• [YOUR OBJECTIVE]
Copy the lines of the data below exactly, starting at the first and stopping after the line that contains "Vehicles in Household</text>"; include no pictures.

• [RECORDED DATA]
::::::::::
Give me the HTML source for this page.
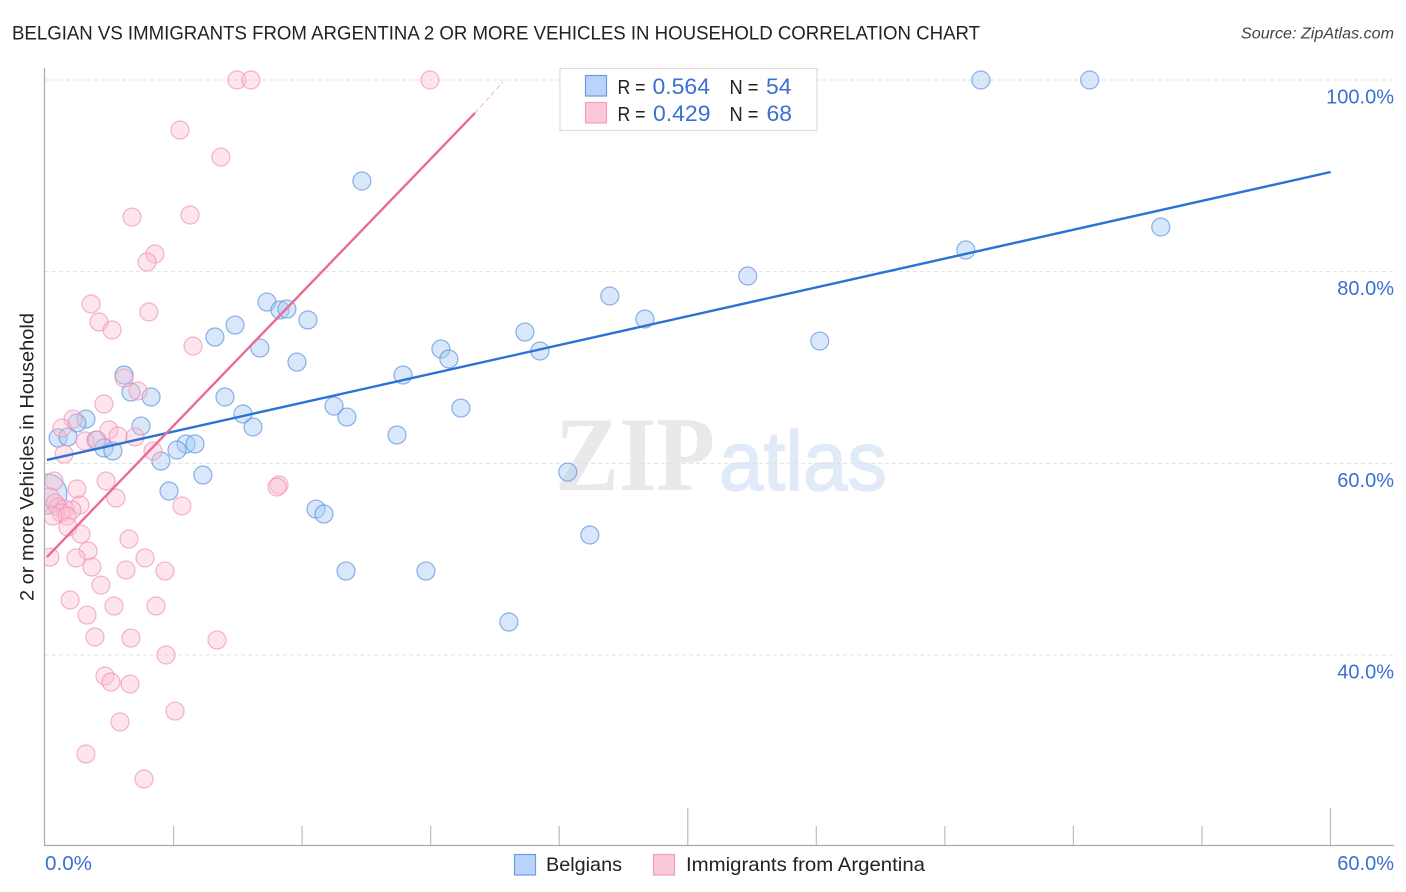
<!DOCTYPE html>
<html lang="en">
<head>
<meta charset="utf-8">
<title>Belgian vs Immigrants from Argentina Correlation Chart</title>
<style>
html,body{margin:0;padding:0;background:#fff;}
svg{display:block;font-family:"Liberation Sans",sans-serif;}
</style>
</head>
<body>
<svg id="chart" width="1406" height="892" viewBox="0 0 1406 892" xmlns="http://www.w3.org/2000/svg">
  <defs><clipPath id="plot-clip"><rect x="45" y="60" width="1349" height="786"/></clipPath></defs>
  <text x="12" y="39.500" font-size="19.500" fill="#222" textLength="968" lengthAdjust="spacingAndGlyphs">BELGIAN VS IMMIGRANTS FROM ARGENTINA 2 OR MORE VEHICLES IN HOUSEHOLD CORRELATION CHART</text>
  <text x="1241" y="38.500" font-size="15.500" font-style="italic" fill="#444" textLength="153" lengthAdjust="spacingAndGlyphs">Source: ZipAtlas.com</text>

  <g>
    <text x="555" y="490" font-family="'Liberation Serif',serif" font-size="106" font-weight="bold" fill="#e9e9e9" textLength="160" lengthAdjust="spacingAndGlyphs">ZIP</text>
    <text x="719" y="490" font-size="84" fill="#e0eaf9" stroke="#e0eaf9" stroke-width="1.500" textLength="168" lengthAdjust="spacingAndGlyphs">atlas</text>
  </g>

  <g id="grid"></g>
  <g id="axes"></g>
  <g id="ticklabels"></g>
  <g id="points" clip-path="url(#plot-clip)"></g>
  <g id="trends"></g>

  <text transform="translate(33.500,457) rotate(-90)" font-size="19.500" fill="#222" text-anchor="middle" textLength="288" lengthAdjust="spacingAndGlyphs">2 or more Vehicles in Household</text>

  <g font-size="20">
    <rect x="560" y="68.500" width="257" height="62" fill="#fff" fill-opacity="0.95" stroke="#dcdcdc" stroke-width="1.200"/>
    <rect x="585.500" y="75.500" width="21" height="20.500" fill="#b9d4f8" stroke="#6d9be0" stroke-width="1.200"/>
    <text x="617.500" y="94" fill="#222" textLength="28" lengthAdjust="spacingAndGlyphs">R =</text>
    <text x="652.500" y="94" fill="#3b6fd0" font-size="22" textLength="57.500" lengthAdjust="spacingAndGlyphs">0.564</text>
    <text x="729.500" y="94" fill="#222" textLength="29" lengthAdjust="spacingAndGlyphs">N =</text>
    <text x="766" y="94" fill="#3b6fd0" font-size="22" textLength="25.500" lengthAdjust="spacingAndGlyphs">54</text>
    <rect x="585.500" y="102.500" width="21" height="20.500" fill="#fcc8d9" stroke="#f0a0ba" stroke-width="1.200"/>
    <text x="617.500" y="121" fill="#222" textLength="28" lengthAdjust="spacingAndGlyphs">R =</text>
    <text x="653" y="121" fill="#3b6fd0" font-size="22" textLength="57.500" lengthAdjust="spacingAndGlyphs">0.429</text>
    <text x="729.500" y="121" fill="#222" textLength="29" lengthAdjust="spacingAndGlyphs">N =</text>
    <text x="766.500" y="121" fill="#3b6fd0" font-size="22" textLength="25.500" lengthAdjust="spacingAndGlyphs">68</text>
  </g>

  <g font-size="19.500" fill="#222">
    <rect x="514.500" y="854.500" width="21" height="20.500" fill="#b9d4f8" stroke="#6d9be0" stroke-width="1.200"/>
    <text x="546" y="871" textLength="76" lengthAdjust="spacingAndGlyphs">Belgians</text>
    <rect x="653.500" y="854.500" width="21" height="20.500" fill="#fcc8d9" stroke="#f0a0ba" stroke-width="1.200"/>
    <text x="686" y="871" textLength="239" lengthAdjust="spacingAndGlyphs">Immigrants from Argentina</text>
  </g>
</svg>
<script>
const xTickValues = [0, 6, 12, 18, 24, 30, 36, 42, 48, 54, 60];
const xLabelValues = ['0.0%', '60.0%'];
const yTickValues = [100, 80, 60, 40];
const yTickLabels = ['100.0%', '80.0%', '60.0%', '40.0%'];

const belgianX = [43.68,48.76,14.79,52.08,42.98,32.80,26.36,10.36,10.97,11.29,12.27,28.0,8.87,7.93,22.4,36.16,10.03,18.48,18.85,23.1,11.76,16.71,3.69,4.01,4.95,8.4,13.49,19.41,9.24,14.09,1.91,9.71,4.48,1.49,16.43,0.61,1.07,2.38,6.58,7.0,6.16,2.75,3.17,5.41,24.4,7.37,5.79,12.65,13.02,25.43,14.05,17.78,21.65,0.09];
const belgianY = [100,100,89.46,84.66,82.26,79.55,77.46,76.83,76.0,76.1,74.96,75.06,74.43,73.18,73.7,72.76,72.03,71.93,70.89,71.72,70.57,69.22,69.22,67.44,66.92,66.92,65.98,65.77,65.15,64.83,64.62,63.79,63.89,64.21,62.96,62.64,62.75,62.43,62.02,62.02,61.39,61.6,61.29,60.24,59.09,58.78,57.11,55.23,54.71,52.52,48.76,48.76,43.44,56.8];
const largeBelgianIndex = 53;

const argentinaX = [8.96,9.61,17.97,6.3,8.21,4.06,6.77,5.13,4.76,2.15,4.85,2.52,3.13,6.91,3.69,4.34,2.75,1.31,0.79,2.99,3.41,4.2,1.87,2.43,5.04,0.89,10.92,10.83,2.85,0.42,1.49,3.31,6.39,1.63,0.23,0.47,0.61,0.93,1.26,0.75,1.03,0.37,1.07,1.68,3.92,2.01,1.45,4.67,0.23,2.19,3.78,5.6,2.61,1.17,3.22,5.18,1.96,2.33,4.01,8.03,5.65,2.8,3.08,3.97,3.5,6.07,1.91,4.62];
const argentinaY = [100,100,100,94.78,91.96,85.7,85.91,81.84,81.01,76.63,75.79,74.75,73.91,72.24,68.9,67.55,66.19,64.62,63.69,63.48,62.85,62.75,62.33,62.43,61.29,60.97,57.74,57.53,58.16,58.16,57.32,56.38,55.55,55.65,56.49,55.86,55.44,55.23,55.13,54.82,54.5,54.5,53.35,52.62,52.1,50.85,50.12,50.12,50.22,49.18,48.87,48.76,47.3,45.74,45.11,45.11,44.17,41.88,41.77,41.56,40.0,37.81,37.18,36.97,33.01,34.15,29.67,27.06];

const belgianTrendX = [0.09, 60.01];
const belgianTrendY = [60.35, 90.4];
const argentinaTrendX = [0.09, 20.07];
const argentinaTrendY = [50.22, 96.56];
const argentinaExtensionX = [20.07, 21.37];
const argentinaExtensionY = [96.56, 99.79];

const NS = 'http://www.w3.org/2000/svg';
function sx(v) { return 45 + v * (1330.5 - 45) / 60; }
function sy(v) { return 80 + (100 - v) * (655 - 80) / 60; }
function make(tag, attrs, parent) {
  const el = document.createElementNS(NS, tag);
  for (const k in attrs) el.setAttribute(k, attrs[k]);
  parent.appendChild(el);
  return el;
}
const gridG = document.getElementById('grid');
const axesG = document.getElementById('axes');
const labelsG = document.getElementById('ticklabels');
const pointsG = document.getElementById('points');
const trendsG = document.getElementById('trends');

yTickValues.forEach(function (v, i) {
  const line = make('line', {x1: 45, x2: 1394, y1: sy(v), y2: sy(v), stroke: '#e0e0e0', 'stroke-width': 1, 'stroke-dasharray': '4 3'}, gridG);
  
  
  const label = make('text', {x: 1394, y: sy(v) + 23.5, 'text-anchor': 'end', 'font-size': 20, fill: '#3b6fd0'}, labelsG);
  
  
  label.textContent = yTickLabels[i];
});

const yAxis = make('line', {x1: 44.5, x2: 44.5, y1: 68, y2: 846, stroke: '#aaaaaa', 'stroke-width': 1.2}, axesG);


const xAxis = make('line', {x1: 44, x2: 1394, y1: 845.5, y2: 845.5, stroke: '#aaaaaa', 'stroke-width': 1.2}, axesG);



xTickValues.forEach(function (v, i) {
  if (i === 0) return;
  const major = (v === 30 || v === 60);
  const tick = make('line', {x1: sx(v), x2: sx(v), y1: major ? 808 : 826, y2: 845, stroke: '#bdbdbd', 'stroke-width': 1.2}, axesG);
  
  
});

const xLabelLeft = make('text', {x: 45, y: 870, 'font-size': 20, fill: '#3b6fd0', textLength: 47, lengthAdjust: 'spacingAndGlyphs'}, labelsG);


xLabelLeft.textContent = xLabelValues[0];
const xLabelRight = make('text', {x: 1394, y: 870, 'text-anchor': 'end', 'font-size': 20, fill: '#3b6fd0'}, labelsG);


xLabelRight.textContent = xLabelValues[1];

belgianX.forEach(function (v, i) {
  const r = i === largeBelgianIndex ? 20 : 9;
  const c = make('circle', {cx: sx(v), cy: sy(belgianY[i]), r: r, fill: '#a9cbf5', 'fill-opacity': 0.45, stroke: '#5b92e0', 'stroke-opacity': 0.7, 'stroke-width': 1.2}, pointsG);
  
  
});
argentinaX.forEach(function (v, i) {
  const c = make('circle', {cx: sx(v), cy: sy(argentinaY[i]), r: 9, fill: '#fbbfd3', 'fill-opacity': 0.42, stroke: '#ee8fae', 'stroke-opacity': 0.65, 'stroke-width': 1.2}, pointsG);
  
  
});

const blueTrend = make('line', {x1: sx(belgianTrendX[0]), y1: sy(belgianTrendY[0]), x2: sx(belgianTrendX[1]), y2: sy(belgianTrendY[1]), stroke: '#2a72d6', 'stroke-width': 2.4}, trendsG);


const pinkTrend = make('line', {x1: sx(argentinaTrendX[0]), y1: sy(argentinaTrendY[0]), x2: sx(argentinaTrendX[1]), y2: sy(argentinaTrendY[1]), stroke: '#ec6b94', 'stroke-width': 2.4}, trendsG);


const pinkExt = make('line', {x1: sx(argentinaExtensionX[0]), y1: sy(argentinaExtensionY[0]), x2: sx(argentinaExtensionX[1]), y2: sy(argentinaExtensionY[1]), stroke: '#ec6b94', 'stroke-width': 0.7, 'stroke-dasharray': '5 3', 'stroke-opacity': 0.7}, trendsG);


</script>
</body>
</html>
::::::::::
• [RESPONSE TO THE EXERCISE]
Give me the HTML source for this page.
<!DOCTYPE html>
<html lang="en">
<head>
<meta charset="utf-8">
<title>Belgian vs Immigrants from Argentina Correlation Chart</title>
<style>
html,body{margin:0;padding:0;background:#fff;}
svg{display:block;font-family:"Liberation Sans",sans-serif;}
</style>
</head>
<body>
<svg id="chart" width="1406" height="892" viewBox="0 0 1406 892" xmlns="http://www.w3.org/2000/svg">
  <defs><clipPath id="plot-clip"><rect x="45" y="60" width="1349" height="786"/></clipPath></defs>
  <text x="12" y="39.500" font-size="19.500" fill="#222" textLength="968" lengthAdjust="spacingAndGlyphs">BELGIAN VS IMMIGRANTS FROM ARGENTINA 2 OR MORE VEHICLES IN HOUSEHOLD CORRELATION CHART</text>
  <text x="1241" y="38.500" font-size="15.500" font-style="italic" fill="#444" textLength="153" lengthAdjust="spacingAndGlyphs">Source: ZipAtlas.com</text>

  <g>
    <text x="555" y="490" font-family="'Liberation Serif',serif" font-size="106" font-weight="bold" fill="#e9e9e9" textLength="160" lengthAdjust="spacingAndGlyphs">ZIP</text>
    <text x="719" y="490" font-size="84" fill="#e0eaf9" stroke="#e0eaf9" stroke-width="1.500" textLength="168" lengthAdjust="spacingAndGlyphs">atlas</text>
  </g>

  <g id="grid"></g>
  <g id="axes"></g>
  <g id="ticklabels"></g>
  <g id="points" clip-path="url(#plot-clip)"></g>
  <g id="trends"></g>

  <text transform="translate(33.500,457) rotate(-90)" font-size="19.500" fill="#222" text-anchor="middle" textLength="288" lengthAdjust="spacingAndGlyphs">2 or more Vehicles in Household</text>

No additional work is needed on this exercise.